20年前にもあった耐火偽装。拒み、会社のメインストリームから外れることで自分の正義を貫いた八角。従い、メインストリームの中で不条理に耐えてきた北川。八角は正義を貫きながら「傍観者」となり、北川は正義と良心に背いたことに苦しみながら「当事者」でいた。

「どっちの罪が重いんだろうなぁ」ーーー

八角に罪は無く、北川は会社に従うべきではなかった。勿論、それが正解だとは思うのですけどね。見る方もそれだけでは割り切れない重みを感じました。

 

で、エンディングと後日談。

営業一課だけを残務処理の役目を担わせて残し、東京建電は事実上解体。一課長は勿論原島。その下に八角。

優衣はドーナツ販売を生業とし、自分が立ち上げた無人販売の仕入れにやってくる毎日。

北川は全てのキャリアを捨て、実家のバラ園へ。やはり香川照之さんが演じるキャラクターは可愛らしかった…と思わせる1シーンにほっこり。

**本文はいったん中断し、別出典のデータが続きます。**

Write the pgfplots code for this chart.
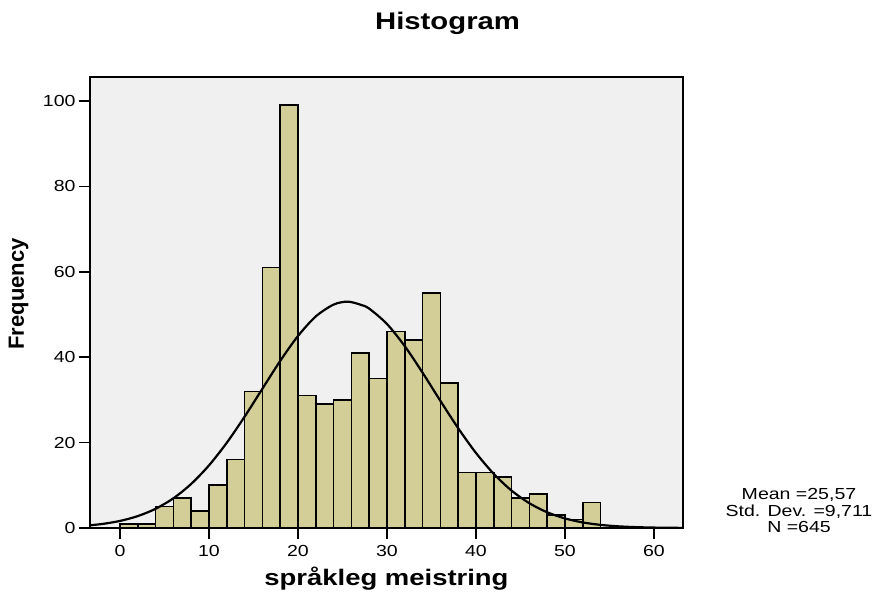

坂戸は個人への損害賠償を免れ、八角の紹介で無事再就職。新天地での片岡愛之助さんの笑顔が印象的でした。

最後の最後に八角に聴取を行う弁護士として役所広司さんが登場。はい『陸王』。

 

個性的で豪華な俳優陣の演技に引き込まれながら、時には笑わせられ、複雑に絡み合う善悪に考えさせられる作品です。非常に面白かった。繰り返し見たいです。

 

 

【映画→原作と辿る】

 

七つの会議 (集英社文庫)

七つの会議 (集英社文庫)

 

 

映画の直後に原作を読みました。原作は原作でまた別に取り上げますが、映画を見た後に原作を読んだことで良かったと思えたことが1つ。

原作は次々に主役が変わっていく8つのオムニバス形式なので、映画には無かった八角以外の登場人物の背景やエピソードが深掘りされています。特にねじ六と佐野の部分は、映画では短過ぎて訳が分からないまま終わってしまったと思う人は多いのではないかと思いますが、原作を読むと背景がよく分かります。その他、原島・新田・北川・坂戸の家庭の様子(これ結構キツいですけど)や、映画ではあまりに真っ当で影が薄くなってしまった村西副社長(世良公則さん)にもスポットが当たっています(そして村西は実は極めて人格者)。

映画の背景を補うものと思って読むもアリなので、私のように先に映画を見た方には直後に原作を読むことをお勧めします。

 

ただ、この類の映像化作品のお決まりですが、完全な悪役以外の悪役に救いの部分を作ったり、キーとなる行動は脇役ではなく主人公にさせる設定に変更されていたりするので、原作を先に読んで気に入った方が映画を見るなら、ある程度別物として捉えることをお勧めします。『下町ロケット』と同じです。

今回も、先に映像を見て、気に入ったから原作を読む、というルートは正解でした。逆は見方を間違えると失望してしまうことが多いので、基本私にはこのスタンスが合っているのだと思います。